Pak Pdt. Yth.
Saya masih bingung dengan hukum Taurat yang ke-6 jangan membunuh. Bagaimana dengan: aborsi, etanasia, hukuman mati dan peperangan yang menyangkut kematian?
Atas penjelasan Bpk. Terima kasih.R. Rialdo
Pdt. Rudianto Djajakartika:
Hai Rialdo, Kalau kita memperhatikan apa yang Tuhan Yesus ajarkan dalam Mat. 22:37-40, menjadi jelas bagi kita, bahwa inti dari seluruh hukum Taurat itu adalah:
- Kasih kepada Allah (hukum 1-4)
- Kasih kepada manusia (hukum 5-10)
Tetapi kasih kepada manusia itu, landasannya haruslah kasih kepada Allah (Mt. 22:38). Nah, berangkat dari pemahaman ini, saya mencoba menjawab pertanyaanmu.
Aborsi
Biasanya aborsi dilakukan karena ketidaksiapan seseorang untuk hamil dan melahirkan anak. Nah, dari sisi si ibu, kasihan ya? Tetapi bagaimana dari sisi anak yang dikandung? Bukankah dia ada bukan karena kemauannya? Kok akan dihilangkan begitu saja? Lalu bagaimana juga dari sisi Tuhan yang memiliki kehidupan? Apakah tidak ada cara lain selain aborsi? Dari sini, saya kira menjadi jelas, bahwa kita harus amat berhati-hati dengan aborsi. Ada faktor Tuhan dan si anak yang harus dipertimbangkan selain si ibu. Saya tidak setuju dengan aborsi, kecuali untuk menyelamatkan nyawa si ibu!
Euthanasia
Euthanasia, secara sederhana dapat dipahami sebagai hak untuk mengakhiri kehidupan diri sendiri (bunuh diri) karena tidak lagi kuat menanggung derita hidup yang amat berat. Bedanya dengan bunuh diri, euthanasia biasanya dilakukan dengan bantuan orang lain. Misalnya orang yang punya penyakit terminal (secara medis tidak dapat disembuhkan, dan ujungnya adalah kematian). Nah, daripada menderita berkepanjangan, toh akhirnya juga mati, lebih baik dipercepat datangnya kematian melalui euthanasia. Memang kasihan ya, yang sakit? Tetapi bagaimana dari sisi Tuhan sebagai sang pemilik kehidupan?

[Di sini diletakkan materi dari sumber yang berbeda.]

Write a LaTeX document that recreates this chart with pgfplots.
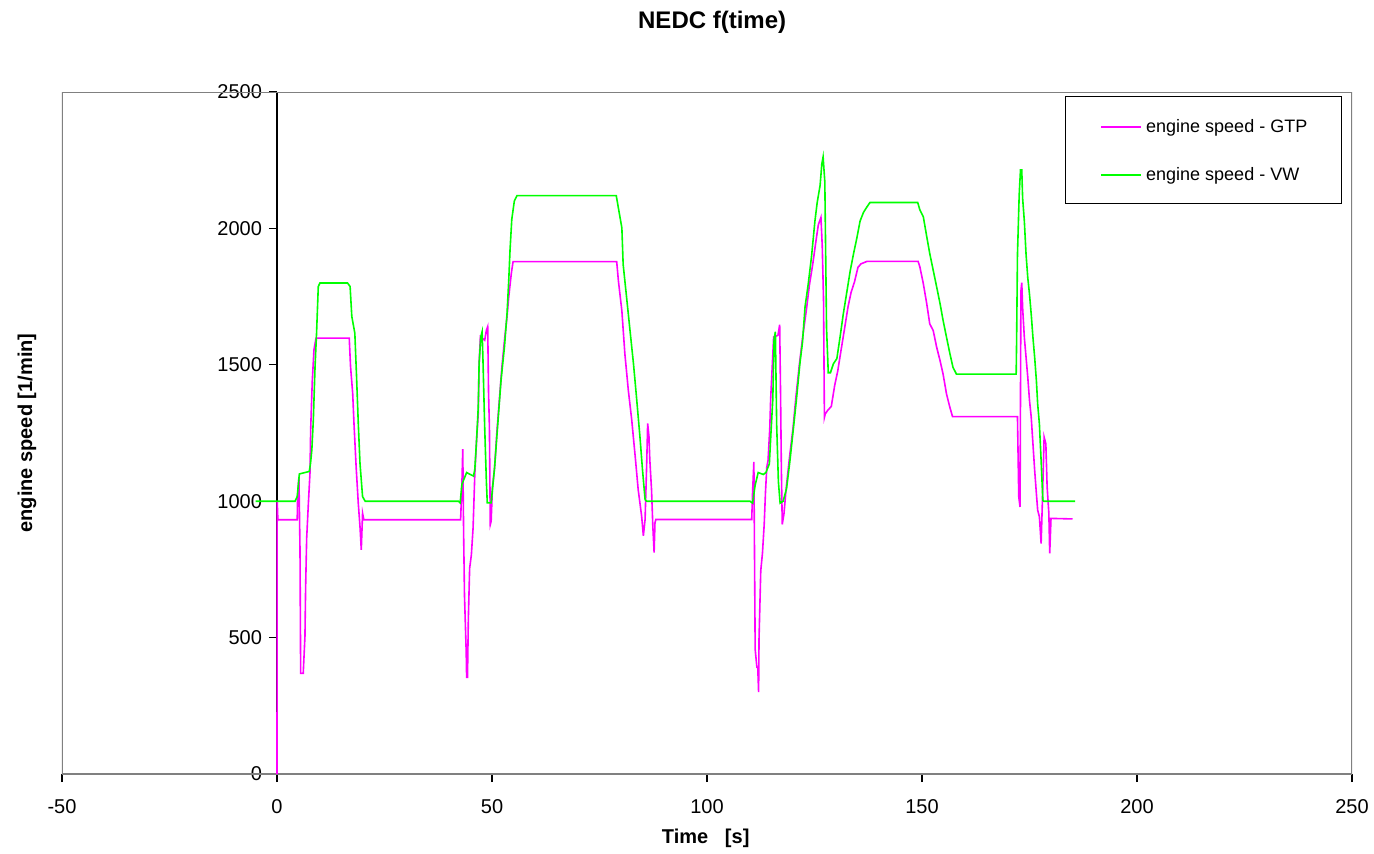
\documentclass[border=0pt]{standalone}
\usepackage{pgfplots}
\pgfplotsset{compat=1.18}
\usepackage{fontspec}
\setmainfont{Liberation Sans}
\definecolor{mag}{RGB}{255,0,255}
\definecolor{grn}{RGB}{0,255,0}
\begin{document}
\begin{tikzpicture}
\useasboundingbox (-31pt,-39.5pt) rectangle (656pt,387pt);
\begin{axis}[
  scale only axis, width=645pt, height=341pt,
  xmin=-50, xmax=250, ymin=0, ymax=2500,
  axis lines=middle,
  axis line style={-, black, line width=0.6pt},
  xtick={-50,0,...,250}, ytick={0,500,...,2500},
  hide obscured x ticks=false, hide obscured y ticks=false,
  scaled ticks=false,
  /pgf/number format/1000 sep={},
  /pgf/number format/assume math mode=true,
  tick align=outside, major tick length=4pt,
  tick style={black, line width=0.6pt},
  ticklabel style={font=\fontsize{10}{12}\selectfont},
  x tick label style={anchor=north, yshift=-5pt},
  y tick label style={anchor=east},
  title={NEDC f(time)},
  title style={at={(axis description cs:0.504,1)}, yshift=29pt, anchor=center, font=\bfseries\fontsize{12}{14}\selectfont},
  xlabel={Time\ \ \ [s]},
  xlabel style={at={(axis description cs:0.499,0)}, yshift=-32pt, anchor=center, font=\bfseries\fontsize{10}{12}\selectfont},
  ylabel={engine speed [1/min]},
  ylabel style={at={(axis description cs:0,0.5)}, xshift=-17.5pt, anchor=center, rotate=90, font=\bfseries\fontsize{10}{12}\selectfont},
  legend style={at={(axis description cs:0.992,0.993)}, anchor=north east, draw=none, fill=none,
    font=\fontsize{9}{11}\selectfont, row sep=12pt, inner xsep=15pt, inner ysep=9pt},
  legend cell align=left,
  legend image code/.code={\draw[#1] (0pt,0pt) -- (20pt,0pt);},
]
\draw[gray, line width=0.6pt] (rel axis cs:0,0) rectangle (rel axis cs:1,1);
\draw[black, line width=0.6pt, fill=white] (rel axis cs:0.778,0.836) rectangle (rel axis cs:0.992,0.993);
\addplot[color=mag, line width=0.8pt] table {
t v
0 0
0.05 1000
0.2 932
4.7 932
4.8 1017
5.1 1090
5.35 822
5.5 369
6.1 369
6.5 504
6.66 687
6.9 864
7.3 993
7.67 1103
7.83 1262
8.2 1439
8.6 1555
9.07 1598
16.8 1598
17.1 1494
17.6 1396
17.9 1286
18.4 1127
18.9 993
19.3 907
19.6 822
19.9 956
20.2 932
42.7 932
43.0 1062
43.2 1191
43.4 883
43.6 656
44.0 447
44.1 354
44.3 354
44.5 570
44.8 754
45.2 803
45.6 902
46.0 1098
46.4 1221
46.8 1320
47.0 1504
47.3 1603
48.3 1590
48.7 1627
49.0 1640
49.2 1394
49.4 1271
49.6 914
49.8 926
50.1 1049
50.6 1123
51.1 1246
51.7 1369
52.3 1492
52.9 1590
53.5 1677
53.9 1750
54.5 1836
54.9 1878
79.0 1878
79.4 1807
80.2 1698
80.9 1540
81.7 1407
82.5 1297
83.3 1164
84.0 1042
84.8 945
85.2 873
85.6 933
86.0 1152
86.2 1285
86.5 1237
86.7 1152
87.1 1042
87.4 909
87.7 812
87.9 921
88.1 933
110.4 933
110.6 1033
110.9 1144
111.2 457
111.6 392
111.8 392
112.0 300
112.1 496
112.5 745
112.9 810
113.3 915
113.6 1033
113.9 1124
114.2 1150
114.6 1268
114.8 1373
115.2 1504
115.5 1602
116.5 1608
116.9 1647
117.1 1399
117.3 1111
117.5 915
117.9 954
118.4 1046
119.2 1163
120.0 1268
120.7 1386
121.5 1504
122.3 1608
123.1 1700
123.8 1791
124.6 1870
125.4 1961
125.9 2014
126.5 2040
126.8 1935
127.1 1739
127.3 1307
127.5 1320
128.1 1334
128.9 1347
129.7 1425
130.4 1477
131.2 1556
132.0 1634
132.8 1713
133.5 1765
134.3 1804
135.1 1857
135.8 1870
137.2 1879
149.1 1879
149.5 1859
150.3 1798
151.1 1724
151.8 1650
152.6 1626
153.4 1565
154.2 1515
154.9 1466
155.7 1393
156.5 1343
157.1 1310
172.2 1310
172.5 1016
172.8 979
173.0 1770
173.2 1801
173.4 1709
173.8 1600
174.2 1527
174.6 1454
175.0 1369
175.4 1308
175.8 1210
176.2 1113
176.6 1028
176.9 967
177.3 943
177.7 845
178.0 1000
178.4 1235
178.8 1210
179.1 1052
179.5 955
179.7 809
180.0 937
185.0 935
};
\addlegendentry{engine speed - GTP}
\addplot[color=grn, line width=0.8pt] table {
t v
-5 1000
4.2 1000
4.7 1017
5.2 1100
7.5 1109
7.8 1139
8.1 1188
8.45 1298
8.85 1494
9.2 1616
9.6 1787
10.0 1800
16.4 1800
17.0 1787
17.4 1677
18.1 1616
18.5 1457
18.9 1286
19.3 1139
19.9 1017
20.5 1000
42.2 1000
42.6 994
43.0 1062
44.1 1105
45.7 1092
46.0 1117
46.4 1221
46.8 1344
47.0 1504
47.4 1603
47.7 1621
47.9 1517
48.3 1271
48.7 1068
48.9 994
49.8 994
50.6 1123
51.4 1295
52.1 1443
52.9 1566
53.5 1689
53.9 1812
54.2 1923
54.6 2033
55.2 2101
55.8 2120
78.9 2120
79.4 2074
80.2 2002
80.5 1868
81.3 1747
82.1 1625
82.9 1504
83.6 1382
84.4 1237
85.0 1115
85.6 1006
86.0 1000
110.0 1000
110.6 993
111.2 1059
111.9 1105
113.1 1098
113.7 1105
114.5 1137
114.8 1229
115.3 1373
115.6 1595
115.9 1621
116.2 1281
116.6 1072
117.0 993
117.7 1000
118.5 1046
119.3 1150
120.1 1268
120.8 1373
121.6 1504
122.2 1582
122.8 1713
123.5 1791
124.3 1896
125.1 2027
125.6 2092
126.3 2158
126.7 2236
127.0 2262
127.4 2171
127.8 1634
128.2 1471
128.7 1471
129.4 1504
130.2 1523
131.0 1608
131.7 1687
132.5 1765
133.3 1844
134.1 1909
134.8 1961
135.6 2027
136.4 2059
137.2 2079
137.9 2095
149.0 2095
149.5 2068
150.3 2043
151.1 1970
151.8 1908
152.6 1847
153.4 1786
154.2 1724
154.9 1663
155.7 1601
156.5 1540
157.2 1491
158.0 1466
171.9 1466
172.0 1588
172.2 1904
172.6 2123
172.9 2214
173.2 2214
173.4 2111
173.8 2026
174.2 1904
174.6 1819
175.0 1758
175.4 1685
175.8 1600
176.2 1527
176.6 1442
176.9 1356
177.3 1283
177.7 1149
178.1 1004
178.3 1000
185.6 1000
};
\addlegendentry{engine speed - VW}
\end{axis}
\end{tikzpicture}
\end{document}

Dalam beberapa kasus, euthanasia bukanlah keputusan yang sakit (karena sudah tidak sadar) tetapi merupakan keputusan keluarganya. Lalu seberapa besar hak keluarga untuk menentukan mati hidupnya salah seorang anggota keluarga? Selain itu, karena euthanasia juga terjadi karena bantuan orang lain (tenaga medis) maka kembali sebuah pertanyaan, bolehkan seseorang dalam etika profesinya membantu seseorang untuk mati?
Jadi, memang ada banyak hal yang harus dipertimbangkan dalam euthanasia. Saya bisa memahami bila kerja mesin penunjang kehidupan diminimalkan, tetapi saya menolak euthanasia aktif dalam arti menghilangkan nyawa seseorang!
Hukuman mati
Bagi saya, tujuan dari hukuman adalah membina seseorang agar bertobat. Bukannya untuk membalas sebuah kejahatan atau menakut-nakuti penjahat agar tidak melakukan kejahatannya. Berlandaskan pemahaman saya tadi, maka saya tidak pernah bisa menyetujui hukuman mati, karena hukuman ini justru menghilangkan kesempatan orang untuk bertobat!
Perang
Wah, bagaimana ya? Peperangan adalah kondisi ekstrem. Kalau kita tidak membunuh ya justru kita yang dibunuh. Lalu bagaimana? Ya jangan berperang lah, itu saja!
Nah, Rialdo, itu jawaban saya tentang penghilangan nyawa. Memang tidak mudah mengambil sebuah keputusan etis. Apalagi bila pilihan yang ada bukan hitam-putih, tetapi abu-abu atau bahkan hitam-hitam.
Kadang dalam hidup ini kita memang harus memilih yang terbaik, meskipun pilihan itu tetap tidak baik. Yang penting, apa pun pilihan kita, sebuah keputusan etis harus lahir dari pergumulan bersama Tuhan dan juga sesama. Semoga membantu pergumulanmu.